Health and safety in the metaverse
Virtual reality (VR) can enable many positive experiences, but it can also become disorienting, where users lose the perception of time and become less aware of their physical bodies, leading to anxiety and motion sickness.
Intensity of experiences in the metaverse can also be heightened. Attending a concert by your favourite band with friends may be more fun than normal—but abuse, discrimination, and bullying may be more intensely negative experiences as well.
Governments, regulators, and researchers should study the effects of the metaverse on adults and children. Education as well as new laws and regulations may play important roles in mitigating bad effects and encouraging positive ones.
Trust in the metaverse
As the metaverse develops, expectations are that online marketplaces will likely establish themselves there, connecting billions of users around the world. With a vast range of currencies and cryptocurrencies in use, as well as new forms of digital assets underpinned by NFTs, there would be a clear need for secure, fast, and effortless exchanges. Yet in 2021 alone, overall losses caused by Decentralized Finance (DeFi) scams, theft and exploits have totalled more than $12 billion.
Trusted entities, with proven track records in our current world, have an opportunity to influence and leap frog what we trust them to do today. They should focus on the areas they are experts in and reshape those areas and drive a compelling experience.
Privacy in the metaverse
Building digital ID capabilities and enabling trusted verification will similarly help reduce risks related to proving your identity in the metaverse—a place where bad actors may well be able to mimic your style, personality, and whole identity (known as creating a “deepfake”). How will you prove that you are who you say you are? This will require building new mechanisms for personal data and privacy protection.
The right to remain anonymous will be important in the metaverse, but so will be ensuring that you are not dealing with illegitimate bad actors. Where identity and privacy are concerned, context matters. For example, in the workplace you want to ensure your colleagues are who they say they are.
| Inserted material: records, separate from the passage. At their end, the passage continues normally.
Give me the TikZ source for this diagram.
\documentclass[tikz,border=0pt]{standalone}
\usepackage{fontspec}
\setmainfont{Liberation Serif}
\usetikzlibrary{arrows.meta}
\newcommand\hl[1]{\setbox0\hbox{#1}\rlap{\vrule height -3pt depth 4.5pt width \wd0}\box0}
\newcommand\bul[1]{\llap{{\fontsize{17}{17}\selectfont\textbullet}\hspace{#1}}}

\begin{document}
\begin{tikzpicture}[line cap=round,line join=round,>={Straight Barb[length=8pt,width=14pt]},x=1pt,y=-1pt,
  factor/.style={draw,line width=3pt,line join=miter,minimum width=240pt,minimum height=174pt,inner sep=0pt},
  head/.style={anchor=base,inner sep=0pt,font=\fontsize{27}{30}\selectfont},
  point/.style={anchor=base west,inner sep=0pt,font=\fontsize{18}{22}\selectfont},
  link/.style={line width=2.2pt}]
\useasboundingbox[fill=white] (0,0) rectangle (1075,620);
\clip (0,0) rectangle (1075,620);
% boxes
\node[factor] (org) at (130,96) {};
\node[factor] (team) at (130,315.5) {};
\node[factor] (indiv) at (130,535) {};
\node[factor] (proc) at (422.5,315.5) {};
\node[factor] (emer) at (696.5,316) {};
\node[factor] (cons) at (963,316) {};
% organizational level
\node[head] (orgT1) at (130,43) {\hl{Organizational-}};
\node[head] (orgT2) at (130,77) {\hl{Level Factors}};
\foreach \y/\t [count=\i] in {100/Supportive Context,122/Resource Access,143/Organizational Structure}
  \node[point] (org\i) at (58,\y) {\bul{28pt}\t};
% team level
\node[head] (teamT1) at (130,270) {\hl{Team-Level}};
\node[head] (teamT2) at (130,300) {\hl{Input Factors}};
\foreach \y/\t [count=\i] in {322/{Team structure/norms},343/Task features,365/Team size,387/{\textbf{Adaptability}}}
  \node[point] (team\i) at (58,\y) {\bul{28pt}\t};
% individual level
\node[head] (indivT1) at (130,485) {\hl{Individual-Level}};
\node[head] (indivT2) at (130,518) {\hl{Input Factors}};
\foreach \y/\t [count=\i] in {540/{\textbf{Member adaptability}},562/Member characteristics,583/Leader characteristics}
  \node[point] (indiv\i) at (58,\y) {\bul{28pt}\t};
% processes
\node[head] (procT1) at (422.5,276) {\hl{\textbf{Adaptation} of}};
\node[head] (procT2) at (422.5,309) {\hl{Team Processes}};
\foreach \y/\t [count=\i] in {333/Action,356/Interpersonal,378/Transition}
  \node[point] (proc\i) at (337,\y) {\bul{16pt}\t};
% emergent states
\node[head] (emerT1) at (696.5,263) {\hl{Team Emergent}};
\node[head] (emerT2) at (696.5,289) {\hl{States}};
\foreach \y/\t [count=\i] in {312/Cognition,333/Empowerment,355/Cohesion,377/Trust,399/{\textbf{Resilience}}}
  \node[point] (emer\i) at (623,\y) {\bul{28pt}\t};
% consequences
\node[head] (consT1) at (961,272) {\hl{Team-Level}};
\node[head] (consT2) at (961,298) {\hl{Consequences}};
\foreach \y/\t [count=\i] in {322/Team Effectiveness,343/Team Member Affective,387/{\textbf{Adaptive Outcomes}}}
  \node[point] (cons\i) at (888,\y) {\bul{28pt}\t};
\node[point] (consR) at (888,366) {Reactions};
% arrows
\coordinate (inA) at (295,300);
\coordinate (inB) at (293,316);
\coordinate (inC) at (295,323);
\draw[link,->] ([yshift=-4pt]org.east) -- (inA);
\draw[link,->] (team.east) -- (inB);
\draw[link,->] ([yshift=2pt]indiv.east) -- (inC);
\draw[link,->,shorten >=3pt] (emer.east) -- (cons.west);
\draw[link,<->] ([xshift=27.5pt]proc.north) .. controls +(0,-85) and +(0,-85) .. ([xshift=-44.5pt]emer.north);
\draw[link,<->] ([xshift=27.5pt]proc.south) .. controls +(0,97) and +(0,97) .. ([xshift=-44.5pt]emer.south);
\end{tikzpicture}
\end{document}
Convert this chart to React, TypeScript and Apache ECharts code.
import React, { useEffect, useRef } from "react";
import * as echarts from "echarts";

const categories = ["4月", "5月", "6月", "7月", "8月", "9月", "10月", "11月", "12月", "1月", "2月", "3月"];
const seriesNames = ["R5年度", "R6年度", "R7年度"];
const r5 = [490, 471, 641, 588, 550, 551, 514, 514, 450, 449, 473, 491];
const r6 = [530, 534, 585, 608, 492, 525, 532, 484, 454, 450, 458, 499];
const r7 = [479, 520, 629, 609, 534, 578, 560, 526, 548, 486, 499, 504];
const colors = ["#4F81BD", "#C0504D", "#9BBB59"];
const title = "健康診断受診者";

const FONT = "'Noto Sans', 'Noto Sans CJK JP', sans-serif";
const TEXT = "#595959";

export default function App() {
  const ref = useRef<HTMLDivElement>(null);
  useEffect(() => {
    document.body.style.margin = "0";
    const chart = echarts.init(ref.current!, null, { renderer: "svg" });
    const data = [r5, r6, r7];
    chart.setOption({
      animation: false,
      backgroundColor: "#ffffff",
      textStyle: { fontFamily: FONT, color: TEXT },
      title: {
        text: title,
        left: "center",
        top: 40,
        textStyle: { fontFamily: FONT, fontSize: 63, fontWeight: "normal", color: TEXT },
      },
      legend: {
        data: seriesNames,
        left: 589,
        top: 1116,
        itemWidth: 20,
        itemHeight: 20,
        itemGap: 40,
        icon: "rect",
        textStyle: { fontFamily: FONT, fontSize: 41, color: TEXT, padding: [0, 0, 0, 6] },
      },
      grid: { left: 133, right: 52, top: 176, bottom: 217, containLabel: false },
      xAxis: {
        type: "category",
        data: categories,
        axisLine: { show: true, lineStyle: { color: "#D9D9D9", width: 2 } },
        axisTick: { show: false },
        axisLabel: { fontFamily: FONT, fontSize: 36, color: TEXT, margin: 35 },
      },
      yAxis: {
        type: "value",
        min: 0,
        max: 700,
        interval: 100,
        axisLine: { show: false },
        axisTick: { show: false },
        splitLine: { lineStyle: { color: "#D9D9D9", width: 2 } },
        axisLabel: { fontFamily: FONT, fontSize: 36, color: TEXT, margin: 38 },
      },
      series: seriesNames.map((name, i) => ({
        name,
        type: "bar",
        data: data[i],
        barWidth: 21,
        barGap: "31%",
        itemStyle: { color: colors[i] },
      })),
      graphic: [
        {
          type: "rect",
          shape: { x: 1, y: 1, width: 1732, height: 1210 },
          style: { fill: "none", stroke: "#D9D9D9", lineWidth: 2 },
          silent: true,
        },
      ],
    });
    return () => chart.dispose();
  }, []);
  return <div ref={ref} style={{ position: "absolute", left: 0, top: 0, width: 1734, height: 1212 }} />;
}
In a social setting, that may not matter.
The future of the metaverse
The Internet did not happen overnight; it required a community of diverse technologies, discoveries, and contributors to make it what it is today. For example, buying online was initially not a trivial task. Payment systems and rails were required to enable this. Likewise, privacy and security systems and techniques needed to be refined, scaled, and strengthened to meet the demands of businesses like banking. The rise of the mobile Internet also seemed to really begin only once the iPhone 3G was released. Internet platforms and systems needed to adjust further to meet mobile demands, as a result.
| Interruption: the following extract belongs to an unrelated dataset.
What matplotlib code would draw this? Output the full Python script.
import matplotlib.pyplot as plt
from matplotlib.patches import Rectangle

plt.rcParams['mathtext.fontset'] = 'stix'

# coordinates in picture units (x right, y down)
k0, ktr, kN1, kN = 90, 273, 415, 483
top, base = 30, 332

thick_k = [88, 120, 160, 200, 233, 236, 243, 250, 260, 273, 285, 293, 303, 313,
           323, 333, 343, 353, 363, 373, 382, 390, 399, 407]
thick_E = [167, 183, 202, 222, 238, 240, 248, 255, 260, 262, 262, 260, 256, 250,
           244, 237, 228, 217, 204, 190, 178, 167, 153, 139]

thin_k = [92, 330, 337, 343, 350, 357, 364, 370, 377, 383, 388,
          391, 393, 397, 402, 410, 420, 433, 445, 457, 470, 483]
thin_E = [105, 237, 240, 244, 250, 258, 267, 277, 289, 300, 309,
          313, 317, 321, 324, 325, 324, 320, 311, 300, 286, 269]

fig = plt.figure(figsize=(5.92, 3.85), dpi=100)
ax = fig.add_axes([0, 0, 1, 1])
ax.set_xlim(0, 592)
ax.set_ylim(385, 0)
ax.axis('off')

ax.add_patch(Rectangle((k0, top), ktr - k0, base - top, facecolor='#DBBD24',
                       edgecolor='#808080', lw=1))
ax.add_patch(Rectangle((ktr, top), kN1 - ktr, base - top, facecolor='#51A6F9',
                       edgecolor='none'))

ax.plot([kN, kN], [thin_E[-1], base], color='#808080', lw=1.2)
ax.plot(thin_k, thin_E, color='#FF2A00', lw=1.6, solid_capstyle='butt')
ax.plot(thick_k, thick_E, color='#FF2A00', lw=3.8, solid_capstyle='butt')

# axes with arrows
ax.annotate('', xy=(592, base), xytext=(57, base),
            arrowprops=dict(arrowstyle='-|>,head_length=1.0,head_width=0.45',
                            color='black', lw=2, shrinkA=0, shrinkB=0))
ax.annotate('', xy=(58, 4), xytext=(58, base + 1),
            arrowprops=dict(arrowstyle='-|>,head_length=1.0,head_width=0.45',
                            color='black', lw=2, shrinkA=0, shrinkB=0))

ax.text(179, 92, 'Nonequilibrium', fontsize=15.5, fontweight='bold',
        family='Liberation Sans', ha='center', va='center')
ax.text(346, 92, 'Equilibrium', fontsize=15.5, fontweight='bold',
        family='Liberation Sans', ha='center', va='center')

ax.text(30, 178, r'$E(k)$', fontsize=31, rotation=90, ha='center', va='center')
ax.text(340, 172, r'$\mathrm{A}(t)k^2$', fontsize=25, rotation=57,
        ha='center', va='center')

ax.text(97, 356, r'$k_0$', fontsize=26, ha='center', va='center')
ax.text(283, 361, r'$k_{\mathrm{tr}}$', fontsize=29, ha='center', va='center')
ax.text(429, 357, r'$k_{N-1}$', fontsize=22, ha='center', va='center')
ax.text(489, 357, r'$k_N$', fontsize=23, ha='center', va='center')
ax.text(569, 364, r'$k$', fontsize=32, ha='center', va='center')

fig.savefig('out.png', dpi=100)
The metaverse will need time to materialize and evolve, too. There is a long list of challenges that need to be overcome along the way, including in areas of technology, networking, standards, and protocols. People and industries will also need time to shift to new mindsets— something that will be an important key to success.
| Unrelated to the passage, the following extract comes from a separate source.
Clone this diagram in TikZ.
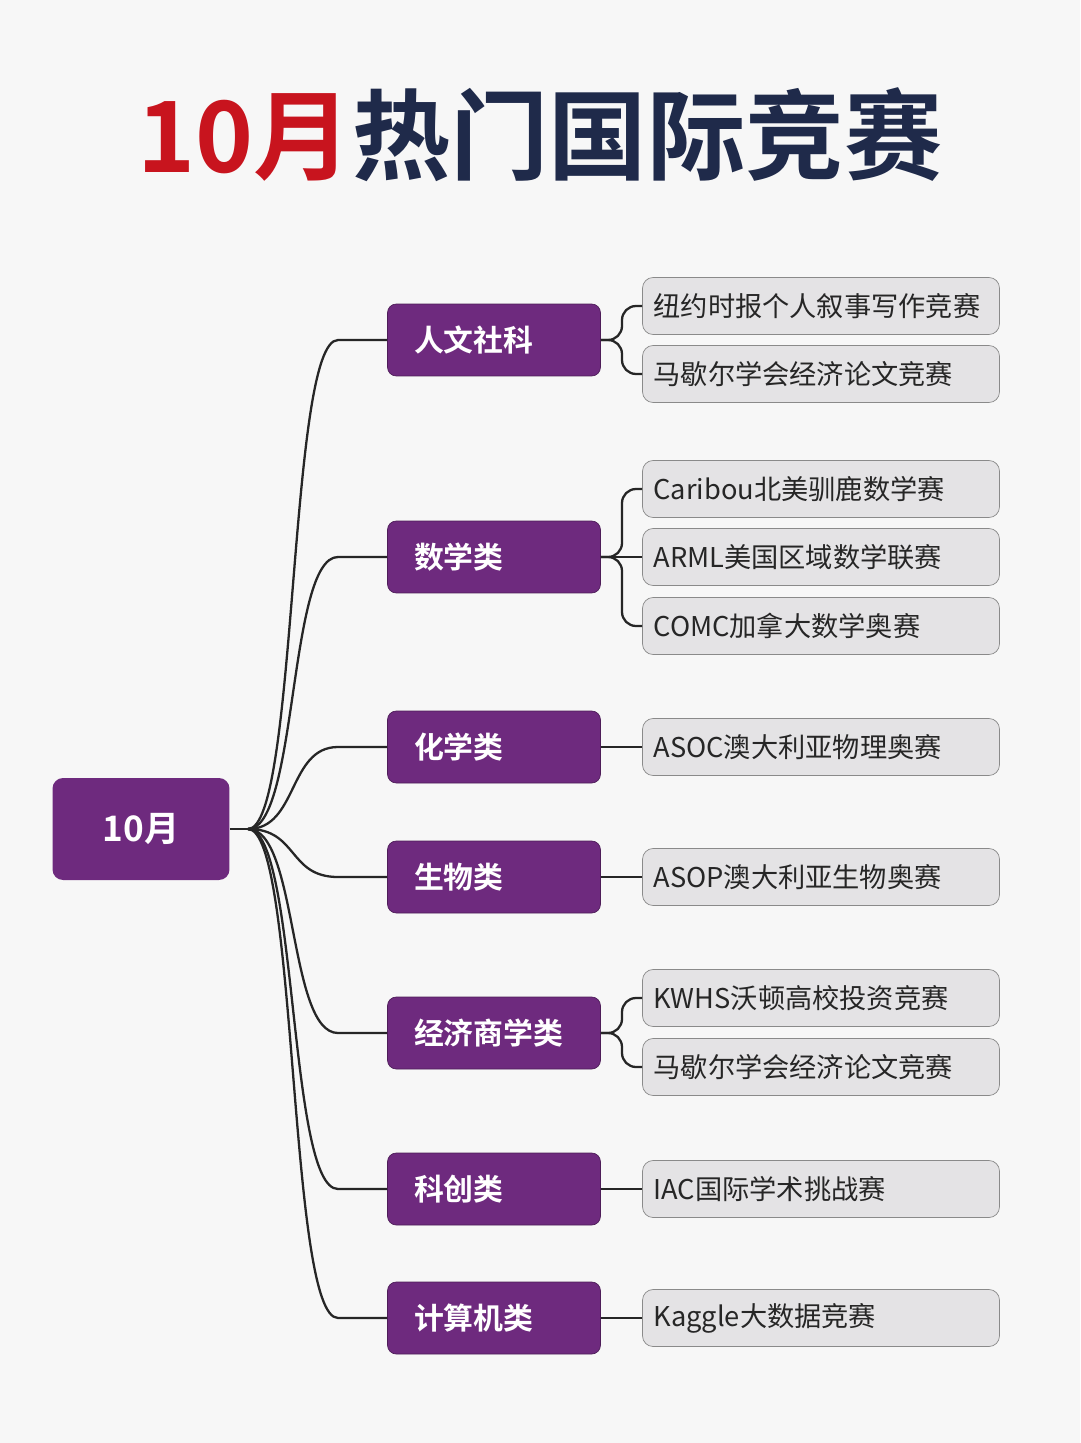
\documentclass[tikz,border=0pt]{standalone}
\usepackage{fontspec}
\setmainfont{Noto Sans CJK SC}[BoldFont={Noto Sans CJK SC Bold}]
\usetikzlibrary{positioning,calc}
\definecolor{Grape}{HTML}{6E2A7E}
\definecolor{LeafFill}{HTML}{E4E3E5}
\definecolor{LeafLine}{HTML}{8A8A8A}
\definecolor{TitleRed}{HTML}{C8141E}
\definecolor{TitleNavy}{HTML}{1F2A4A}
\begin{document}
\begin{tikzpicture}[
		x=0.02cm, y=-0.02cm,
		cat/.style={draw=Grape!70!black, fill=Grape, rounded corners=5pt, minimum width=4.26cm,
			minimum height=1.44cm, text=white, font=\fontsize{17}{20}\selectfont\bfseries,
			align=left, text width=3.2cm, inner xsep=0.53cm},
		leaf/.style={draw=LeafLine, fill=LeafFill, rounded corners=6pt, minimum width=7.14cm,
			minimum height=1.14cm, text=black!85, font=\fontsize{15.5}{18}\selectfont,
			align=left, text width=6.7cm, inner xsep=0.2cm},
		link/.style={line width=1.3pt, black!85},
	]
	\useasboundingbox[fill=black!3] (0,0) rectangle (1080,1443);
	% title
	\node(title) at (540,135) {\fontsize{56}{60}\selectfont\bfseries
		\textcolor{TitleRed}{10月}\textcolor{TitleNavy}{热门国际竞赛}};
	% root
	\node(root)[fill=Grape, rounded corners=6pt, minimum width=3.54cm, minimum height=2.04cm,
		text=white, font=\fontsize{20}{24}\selectfont\bfseries] at (141,829) {10月};
	\coordinate(hub) at (248,829);
	\draw[link] (root.east) -- (hub);
	% categories
	\node(c1)[cat] at (494,340) {人文社科};
	\node(c2)[cat] at (494,557) {数学类};
	\node(c3)[cat] at (494,747) {化学类};
	\node(c4)[cat] at (494,877) {生物类};
	\node(c5)[cat] at (494,1033) {经济商学类};
	\node(c6)[cat] at (494,1189) {科创类};
	\node(c7)[cat] at (494,1318) {计算机类};
	% leaves
	\node(l1)[leaf] at (821,306) {纽约时报个人叙事写作竞赛};
	\node(l2)[leaf] at (821,374) {马歇尔学会经济论文竞赛};
	\node(l3)[leaf] at (821,489) {Caribou北美驯鹿数学赛};
	\node(l4)[leaf] at (821,557) {ARML美国区域数学联赛};
	\node(l5)[leaf] at (821,626) {COMC加拿大数学奥赛};
	\node(l6)[leaf] at (821,747) {ASOC澳大利亚物理奥赛};
	\node(l7)[leaf] at (821,877) {ASOP澳大利亚生物奥赛};
	\node(l8)[leaf] at (821,998) {KWHS沃顿高校投资竞赛};
	\node(l9)[leaf] at (821,1067) {马歇尔学会经济论文竞赛};
	\node(l10)[leaf] at (821,1189) {IAC国际学术挑战赛};
	\node(l11)[leaf] at (821,1318) {Kaggle大数据竞赛};
	% root to categories
	\foreach \c in {c1,c2,c3,c4,c5,c6,c7}
		\draw[link] (hub) .. controls ($(hub)+(50,0)$) and ($(hub|-\c.west)+(40,0)$) .. ($(hub|-\c.west)+(90,0)$) -- (\c.west);
	% categories to leaves
	\foreach \c/\l in {c1/l1,c1/l2,c2/l3,c2/l5,c5/l8,c5/l9}
		\draw[link, rounded corners=8pt] (\c.east) -- (622,0|-\c.east) |- (\l.west);
	\foreach \c/\l in {c2/l4,c3/l6,c4/l7,c6/l10,c7/l11}
		\draw[link] (\c.east) -- (\l.west);
\end{tikzpicture}
\end{document}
Will there be a spark that drives adoption of the metaverse, in the same way the iPhone drove adoption of the mobile internet? Who will be the enablers of the metaverse? And will these enablers have our best interests in mind?
If the metaverse is to deliver on its promise to create a productive blend of physical and online experiences, there are questions we must collectively ask. What might the negative effects on human life be? Could technology addiction grow more intense? How will being in the metaverse impact our senses and experiences? Will humanity become more isolated from nature? And lastly, will we have the foresight to prevent the deepening of class divides by building something that is truly inclusive, giving everyone the opportunity and promise of a better tomorrow?
There is much work ahead to answer them.